From the beginning, GIRLS was a show I related to, first and foremost, because the main character, Hannah, was a writer. Or, rather, she was a young woman who aspired to be a writer but didn't quite know how to navigate the city’s creative ecosystem to get there— a plight I could relate to all too well.
This season after six years and a stint at the Iowa Writers' Workshop, Hannah finally seemed to be making strides. She was sent on one of her first paid assignments. She published a critique of a famous author’s relations with women (namely his alleged sexual assaults), which led to a complicated conversation between the two.
Although she was still floundering to make a mark with her writing, she was really trying to make things happen for herself. So when the plot shifted 180 degrees and suddenly Hannah was pregnant and about to become a mother, I felt duped. THIS was how Lena and Jenni and Judd were going to close this show that had been incredibly inspiring, albeit frustrating, for thousands of creative women? Hannah was going to become a mother and that would tie up her whole storyline with a pretty, little bow?
I realize this is often how things work in real life: You're finally making something happen in your career and you discover you're pregnant. It's not an unrealistic plot line. But here's the thing, on television you do get to decide whether your character is going to get pregnant or not; you do get to decide where the climax of her story arc will be. And by making these very specific decisions, you subtly (though sometimes overtly) convey values. You convey what you think female success looks like, by which I mean: you convey what particular milestones make a woman successful.
And here, in this show I loved so much for its female leads who craved creative professional lives, we see two characters’ storylines come to a “celebratory” close as they embark on traditional female tropes: marriage (Shoshanna) and motherhood (Hannah).

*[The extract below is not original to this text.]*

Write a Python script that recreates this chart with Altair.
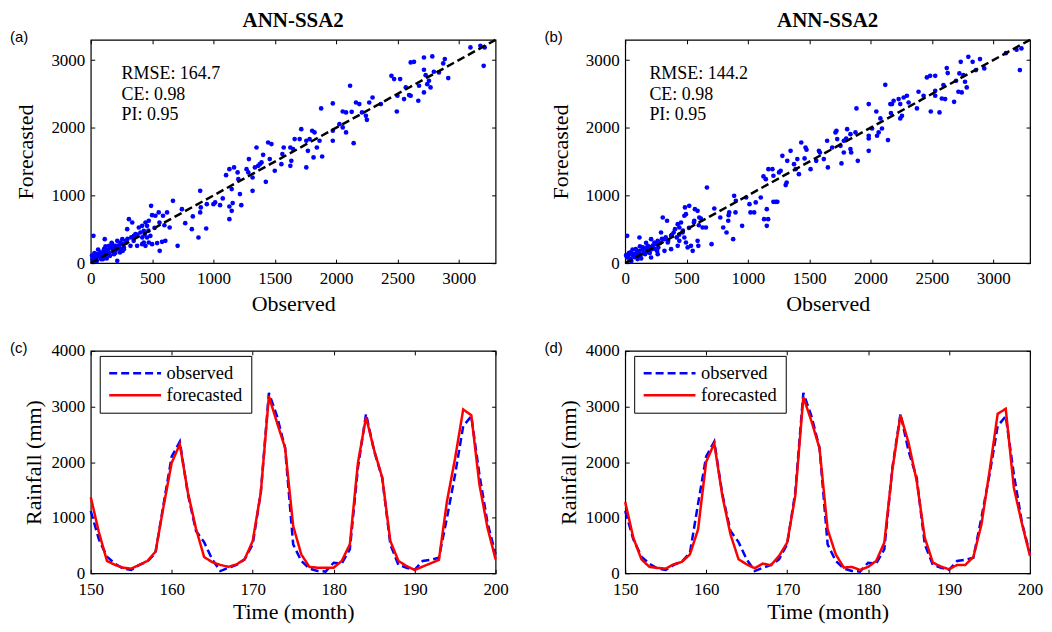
import altair as alt
import pandas as pd

# ---------------- data ----------------
# panel (a) scatter: observed vs forecasted
A_OBS = [3095, 3176, 3211, 3203, 2716, 2784, 2635, 2886, 2873, 2838, 2797, 2716, 2730, 2757, 2770, 2716,
         2676, 2743, 2670, 2914, 2608, 2451, 2473, 2522, 2568, 2595, 2554, 2608, 2500, 2495, 2365, 2297,
         2270, 2243, 2251, 2211, 2189, 2162, 2114, 2054, 2081, 2127, 2027, 2054, 2081, 1973, 1973, 1973,
         2143, 1878, 1805, 1824, 1757, 1784, 1865, 1716, 1703, 1662, 1627, 1649, 1573, 1562, 1770, 1843,
         1886, 1816, 1757, 1635, 1627, 1554, 1500, 1459, 1446, 1473, 1405, 1392, 1378, 1365, 1338, 1351,
         1289, 1270, 1284, 1319, 1427, 1168, 1130, 1103, 1197, 1203, 1216, 1149, 1319, 1157, 1130, 1149,
         1130, 1227, 1076, 1054, 1014, 1000, 892, 946, 897, 892, 832, 878, 941, 770, 824, 743,
         708, 670, 643, 622, 589, 608, 581, 554, 527, 492, 500, 562, 541, 473, 446, 459,
         419, 432, 405, 392, 365, 351, 486, 459, 500, 473, 432, 419, 446, 338, 311, 297,
         324, 284, 257, 243, 230, 216, 203, 189, 176, 162, 149, 135, 122, 108, 114, 95,
         81, 68, 54, 41, 27, 22, 14, 32, 216, 270, 378, 238, 157, 189, 86,
         20, 30, 45, 60, 75, 90, 100, 110, 125, 140, 150, 165, 180, 195, 210, 225,
         240, 255, 270, 285, 60, 120, 170, 35, 10, 50, 100, 130, 200, 260, 300, 330,
         350, 380, 420, 440, 470, 520, 560, 600]
A_FC = [3187, 3212, 3187, 2916, 3039, 3054, 2975, 3015, 2951, 2818, 2828, 2857, 2778, 2695, 2596, 2522,
        2621, 2645, 2399, 2734, 2966, 2768, 2719, 2719, 2596, 2483, 2424, 2473, 2473, 2241, 2350, 2448,
        2374, 2177, 2118, 2227, 2350, 2374, 2621, 2241, 2227, 2236, 2054, 2005, 1931, 2360, 1956, 1808,
        1773, 2286, 1956, 1931, 1808, 1833, 1808, 1980, 1833, 1833, 1709, 1685, 1709, 1611, 1660, 1709,
        1576, 1562, 1414, 1512, 1438, 1463, 1365, 1537, 1783, 1759, 1601, 1488, 1463, 1438, 1414, 1709,
        1537, 1389, 1340, 1266, 1202, 1414, 1389, 1300, 1340, 1241, 1020, 1094, 1069, 887, 837, 773,
        650, 857, 956, 857, 897, 872, 1069, 872, 823, 749, 690, 379, 512, 591, 502, 798,
        256, 921, 527, 749, 700, 330, 315, 749, 700, 847, 709, 182, 296, 626, 601, 552,
        552, 478, 453, 527, 429, 404, 404, 379, 281, 305, 305, 281, 256, 601, 650, 502,
        256, 330, 355, 305, 256, 330, 256, 207, 281, 232, 256, 182, 158, 207, 355, 133,
        158, 108, 133, 99, 84, 404, 59, 133, 34, 207, 256, 158, 108, 133, 59,
        100, 150, 60, 120, 90, 150, 100, 170, 120, 200, 150, 220, 170, 240, 200, 260,
        210, 280, 230, 300, 200, 250, 300, 40, 110, 30, 60, 70, 150, 180, 360, 380,
        330, 420, 380, 420, 480, 520, 600, 560]

# panel (b) scatter: observed vs forecasted
B_OBS = [3103, 3190, 3230, 3217, 2797, 2735, 2832, 2892, 2927, 2859, 2621, 2629, 2724, 2757, 2697, 2770,
         2784, 2716, 2743, 2681, 2594, 2581, 2608, 2527, 2486, 2459, 2527, 2527, 2562, 2491, 2432, 2391,
         2378, 2296, 2270, 2310, 2242, 2229, 2188, 2175, 2161, 2256, 2242, 2166, 2120, 2080, 2047, 2093,
         2066, 2053, 1985, 1985, 1985, 1985, 2142, 2012, 1885, 1809, 1877, 1836, 1801, 1782, 1755, 1722,
         1714, 1728, 1646, 1687, 1782, 1836, 1842, 1896, 1763, 1652, 1587, 1579, 1619, 1557, 1511, 1462,
         1470, 1435, 1478, 1403, 1376, 1389, 1416, 1321, 1348, 1281, 1267, 1254, 1316, 1308, 1200, 1208,
         1167, 1127, 1146, 1105, 1154, 1165, 1132, 1154, 1227, 1208, 1240, 1064, 1051, 1013, 986, 1021,
         888, 902, 848, 843, 899, 840, 799, 826, 880, 953, 726, 775, 666, 704, 658, 631,
         617, 604, 563, 590, 568, 522, 487, 495, 482, 590, 550, 536, 596, 509, 495, 468,
         441, 455, 428, 406, 395, 374, 347, 341, 306, 292, 320, 482, 428, 441, 265, 238,
         211, 225, 184, 171, 144, 116, 116, 108, 87, 62, 43, 27, 16, 8, 16, 211,
         265, 162, 320, 374,
         20, 30, 45, 60, 75, 90, 100, 110, 125, 140, 150, 165, 180, 195, 210, 225,
         240, 255, 270, 285, 60, 120, 170, 35, 10, 50, 100, 130, 200, 260, 300, 330,
         350, 380, 420, 440, 470, 520, 560, 600]
B_FC = [3103, 3153, 3172, 2852, 3049, 2975, 2975, 3015, 2877, 2852, 2882, 2808, 2803, 2778, 2695, 2680,
        2596, 2532, 2522, 2384, 2631, 2433, 2424, 2768, 2768, 2744, 2547, 2473, 2227, 2241, 2473, 2532,
        2286, 2473, 2448, 2374, 2350, 2424, 2399, 2350, 2350, 2177, 2138, 2217, 2635, 2138, 2241, 1990,
        1931, 1882, 2350, 1882, 1842, 1660, 1818, 1990, 2286, 1980, 1931, 1906, 1842, 1808, 1734, 1956,
        1931, 1833, 1808, 1709, 1635, 1685, 1635, 1512, 1473, 1414, 1635, 1660, 1537, 1512, 1389, 1547,
        1709, 1783, 1675, 1537, 1463, 1389, 1315, 1512, 1660, 1586, 1364, 1340, 1192, 1153, 1389, 1291,
        1389, 1281, 1241, 970, 798, 650, 650, 552, 906, 906, 906, 897, 749, 872, 970, 749,
        995, 921, 749, 709, 749, 626, 527, 453, 355, 552, 808, 675, 1118, 281, 527, 527,
        660, 675, 626, 773, 798, 847, 823, 724, 700, 330, 182, 256, 256, 232, 305, 453,
        527, 601, 576, 502, 453, 404, 305, 626, 675, 453, 355, 379, 256, 330, 330, 305,
        355, 232, 256, 207, 232, 182, 379, 158, 207, 133, 158, 118, 404, 118, 84, 84,
        133, 133, 182, 207,
        100, 150, 60, 120, 90, 150, 100, 170, 120, 200, 150, 220, 170, 240, 200, 260,
        210, 280, 230, 300, 200, 250, 300, 40, 110, 30, 60, 70, 150, 180, 360, 380,
        330, 420, 380, 420, 480, 520, 600, 560]

# bottom panels: time series
MONTHS = list(range(150, 201))
OBSERVED = [1120, 610, 300, 170, 84, 60, 150, 210, 370, 1250, 2100, 2370, 1420, 760, 560, 250, 40,
            100, 150, 250, 520, 1450, 3245, 2826, 2257, 520, 222, 84, 42, 30, 190, 175, 430, 1900,
            2868, 2197, 1718, 520, 150, 100, 60, 222, 240, 280, 1000, 1778, 2646, 2826, 1778, 910, 340]
FORECAST_C = [1370, 740, 222, 150, 100, 84, 150, 222, 390, 1210, 1990, 2320, 1450, 800, 293, 200, 150,
              115, 160, 250, 580, 1450, 3186, 2710, 2257, 850, 340, 115, 100, 100, 100, 222, 520, 1990,
              2808, 2215, 1718, 580, 222, 130, 60, 120, 180, 240, 1300, 2070, 2946, 2844, 1600, 820, 250]
FORECAST_D = [1281, 640, 251, 114, 96, 84, 162, 204, 341, 790, 2006, 2335, 1389, 700, 251, 160, 90,
              174, 144, 311, 551, 1389, 3168, 2737, 2246, 790, 341, 102, 114, 60, 114, 222, 551, 1868,
              2844, 2347, 1659, 640, 192, 120, 72, 150, 150, 293, 880, 1838, 2868, 2958, 1539, 892, 311]
SERIES = ["observed", "forecasted"]

STATS_A = ["RMSE: 164.7", "CE: 0.98", "PI: 0.95"]
STATS_B = ["RMSE: 144.2", "CE: 0.98", "PI: 0.95"]
STATS_Y = [2790, 2485, 2185]
PANEL_TITLE = "ANN-SSA2"

SC_DOMAIN = [0, 3300]
DIAG = [0, 3300]
SC_XTICKS = [0, 500, 1000, 1500, 2000, 2500, 3000]
SC_YTICKS = [0, 1000, 2000, 3000]
TS_XDOMAIN = [150, 200]
TS_YDOMAIN = [0, 4000]
TS_XTICKS = [150, 160, 170, 180, 190, 200]
TS_YTICKS = [0, 1000, 2000, 3000, 4000]

# ---------------- style ----------------
SERIF = "Liberation Serif"
SANS = "Liberation Sans"
W = 406
H_SC = 224
H_TS = 223
TICK = 4


def ax(orient, values, title=None, labels=True, title_pad=4, label_pad=6):
    kw = dict(orient=orient, values=values, offset=-TICK, tickSize=TICK, labels=labels,
              labelFlush=False, labelOverlap=False, domain=False, grid=False, format="d",
              labelFont=SERIF, labelFontSize=17, labelColor="black", labelPadding=label_pad,
              tickColor="black", tickWidth=1)
    if title is not None:
        kw.update(title=title, titlePadding=title_pad, titleFont=SERIF, titleFontSize=22,
                  titleFontWeight="normal", titleColor="black")
    else:
        kw.update(title=None, minExtent=0, maxExtent=0)
    return alt.Axis(**kw)


def panel_label(letter):
    return alt.Chart(pd.DataFrame({"t": [letter]})).mark_text(
        align="left", baseline="middle", font=SANS, fontSize=15, color="black"
    ).encode(x=alt.value(-81), y=alt.value(-3), text="t:N")


def panel_title():
    return alt.Chart(pd.DataFrame({"t": [PANEL_TITLE]})).mark_text(
        align="center", baseline="alphabetic", font=SERIF, fontSize=21, fontWeight="bold",
        color="black"
    ).encode(x=alt.value(W / 2), y=alt.value(-13), text="t:N")


def scatter_panel(obs, fc, stats, stats_x, letter):
    xs = alt.Scale(domain=SC_DOMAIN, nice=False, zero=False)
    ys = alt.Scale(domain=SC_DOMAIN, nice=False, zero=False)
    df = pd.DataFrame({"Observed": obs, "Forecasted": fc})
    pts = alt.Chart(df).mark_circle(size=22, color="#0000ff", opacity=1).encode(
        x=alt.X("Observed:Q", scale=xs,
                axis=ax("bottom", SC_XTICKS, "Observed", title_pad=7, label_pad=7)),
        y=alt.Y("Forecasted:Q", scale=ys, axis=ax("left", SC_YTICKS, "Forecasted", title_pad=13)),
    )
    diag = alt.Chart(pd.DataFrame({"a": DIAG, "b": DIAG})).mark_line(
        color="black", strokeDash=[8, 4], strokeWidth=2.5
    ).encode(
        x=alt.X("a:Q", scale=xs, axis=ax("top", SC_XTICKS, labels=False)),
        y=alt.Y("b:Q", scale=ys, axis=ax("right", SC_YTICKS, labels=False)),
    )
    txt = alt.Chart(pd.DataFrame({"x": [stats_x] * 3, "y": STATS_Y, "s": stats})).mark_text(
        align="left", baseline="middle", font=SERIF, fontSize=18, color="black"
    ).encode(
        x=alt.X("x:Q", scale=xs, axis=None),
        y=alt.Y("y:Q", scale=ys, axis=None),
        text="s:N",
    )
    return alt.layer(pts, diag, txt, panel_label(letter), panel_title()).resolve_axis(
        x="independent", y="independent"
    ).properties(width=W, height=H_SC)


def ts_panel(fc, letter):
    xs = alt.Scale(domain=TS_XDOMAIN, nice=False, zero=False)
    ys = alt.Scale(domain=TS_YDOMAIN, nice=False, zero=False)
    df = pd.DataFrame({
        "month": MONTHS + MONTHS,
        "rain": OBSERVED + fc,
        "series": ["observed"] * len(MONTHS) + ["forecasted"] * len(MONTHS),
    })
    leg = alt.Legend(title=None, orient="none", legendX=9, legendY=5, symbolType="stroke",
                     symbolSize=2704, symbolStrokeWidth=2.5, clipHeight=19, rowPadding=3,
                     labelOffset=4, padding=8, strokeColor="black", fillColor="white",
                     labelFont=SERIF, labelFontSize=18.5, labelColor="black", cornerRadius=0)
    lines = alt.Chart(df).mark_line(strokeWidth=2.5).encode(
        x=alt.X("month:Q", scale=xs,
                axis=ax("bottom", TS_XTICKS, "Time (month)", title_pad=4, label_pad=8)),
        y=alt.Y("rain:Q", scale=ys, axis=ax("left", TS_YTICKS, "Rainfall (mm)", title_pad=5)),
        color=alt.Color("series:N", scale=alt.Scale(domain=SERIES, range=["#0000ff", "#ff0000"]),
                        legend=leg),
        strokeDash=alt.StrokeDash("series:N", scale=alt.Scale(domain=SERIES, range=[[8, 4], [1, 0]]),
                                  legend=leg),
    )
    mirror = alt.Chart(df).mark_line(strokeOpacity=0).encode(
        x=alt.X("month:Q", scale=xs, axis=ax("top", TS_XTICKS, labels=False)),
        y=alt.Y("rain:Q", scale=ys, axis=ax("right", TS_YTICKS, labels=False)),
        detail="series:N",
    )
    return alt.layer(lines, mirror, panel_label(letter)).resolve_axis(
        x="independent", y="independent"
    ).properties(width=W, height=H_TS)


pa = scatter_panel(A_OBS, A_FC, STATS_A, 251, "(a)")
pb = scatter_panel(B_OBS, B_FC, STATS_B, 197, "(b)")
pc = ts_panel(FORECAST_C, "(c)")
pdd = ts_panel(FORECAST_D, "(d)")

chart = alt.concat(pa, pb, pc, pdd, columns=2, spacing={"row": 88, "column": 130},
                   bounds="flush").resolve_scale(
    color="independent", strokeDash="independent"
).resolve_legend(color="independent", strokeDash="independent").properties(
    padding={"left": 1, "top": 0, "right": 0, "bottom": 0}
).configure_view(stroke="black", strokeWidth=1.2)

chart.save("out.html", embed_options={"renderer": "svg", "actions": False})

What happened to that drive we saw in Shoshanna when she was in Japan? Or the creativity we saw when she was helping Ray with business development? What happened to Hannah’s unwavering determination to be the “voice of her generation”?

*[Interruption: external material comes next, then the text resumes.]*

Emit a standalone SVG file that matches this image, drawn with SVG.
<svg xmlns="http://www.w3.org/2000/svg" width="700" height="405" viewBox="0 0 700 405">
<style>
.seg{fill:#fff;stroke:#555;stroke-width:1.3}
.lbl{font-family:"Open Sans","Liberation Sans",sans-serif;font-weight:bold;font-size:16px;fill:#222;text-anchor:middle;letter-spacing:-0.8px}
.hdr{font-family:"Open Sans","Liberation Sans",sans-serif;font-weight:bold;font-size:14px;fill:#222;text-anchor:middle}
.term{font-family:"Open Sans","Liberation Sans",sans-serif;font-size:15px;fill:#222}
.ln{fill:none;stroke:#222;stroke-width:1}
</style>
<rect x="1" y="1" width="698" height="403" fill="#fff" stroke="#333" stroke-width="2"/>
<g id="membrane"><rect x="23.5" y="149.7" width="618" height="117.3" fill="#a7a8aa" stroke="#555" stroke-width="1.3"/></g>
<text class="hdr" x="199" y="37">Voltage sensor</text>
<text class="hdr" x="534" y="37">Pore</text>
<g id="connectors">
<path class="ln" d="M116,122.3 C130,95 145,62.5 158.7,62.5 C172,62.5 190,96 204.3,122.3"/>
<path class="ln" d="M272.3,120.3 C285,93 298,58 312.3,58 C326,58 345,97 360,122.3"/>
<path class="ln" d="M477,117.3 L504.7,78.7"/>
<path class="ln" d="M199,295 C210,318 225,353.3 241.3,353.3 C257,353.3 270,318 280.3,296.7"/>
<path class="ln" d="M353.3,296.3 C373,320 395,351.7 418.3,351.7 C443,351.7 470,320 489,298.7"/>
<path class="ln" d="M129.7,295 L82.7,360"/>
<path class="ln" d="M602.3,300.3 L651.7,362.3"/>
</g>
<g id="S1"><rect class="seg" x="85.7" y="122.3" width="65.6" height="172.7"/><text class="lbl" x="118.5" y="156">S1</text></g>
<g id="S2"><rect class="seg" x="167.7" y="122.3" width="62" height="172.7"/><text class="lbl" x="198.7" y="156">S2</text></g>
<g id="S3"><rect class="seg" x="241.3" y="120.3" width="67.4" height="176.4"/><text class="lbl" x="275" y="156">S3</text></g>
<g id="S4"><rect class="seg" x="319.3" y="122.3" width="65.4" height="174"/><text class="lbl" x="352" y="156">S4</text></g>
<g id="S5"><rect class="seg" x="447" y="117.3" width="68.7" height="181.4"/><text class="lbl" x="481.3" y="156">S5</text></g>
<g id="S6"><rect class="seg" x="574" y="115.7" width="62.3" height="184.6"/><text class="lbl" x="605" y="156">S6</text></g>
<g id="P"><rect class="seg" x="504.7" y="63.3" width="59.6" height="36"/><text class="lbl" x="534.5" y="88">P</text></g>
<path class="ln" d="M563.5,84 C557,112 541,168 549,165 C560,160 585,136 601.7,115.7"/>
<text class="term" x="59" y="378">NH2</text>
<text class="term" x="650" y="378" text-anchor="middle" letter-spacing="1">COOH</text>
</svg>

The message the final two episodes of GIRLS seemed to convey was: Well, young lady, that ambition is all well and good but you've been at it six years and where has it really gotten you? It's high time you settle down and realize what's really important in life. Marry a nice man with successful friends—or become a mother—and then you can at least claim you've successfully done something. Then we can see that you've matured. Then we can write you off into our patriarchal happily-ever-after.
It's more complicated than that, I know. It always is. But much as I try to justify it to myself, the show’s jarring sprint to get one woman wed and another with a baby in her arms seemed like a cop out on the part of the writers. And I, for one, was disappointed.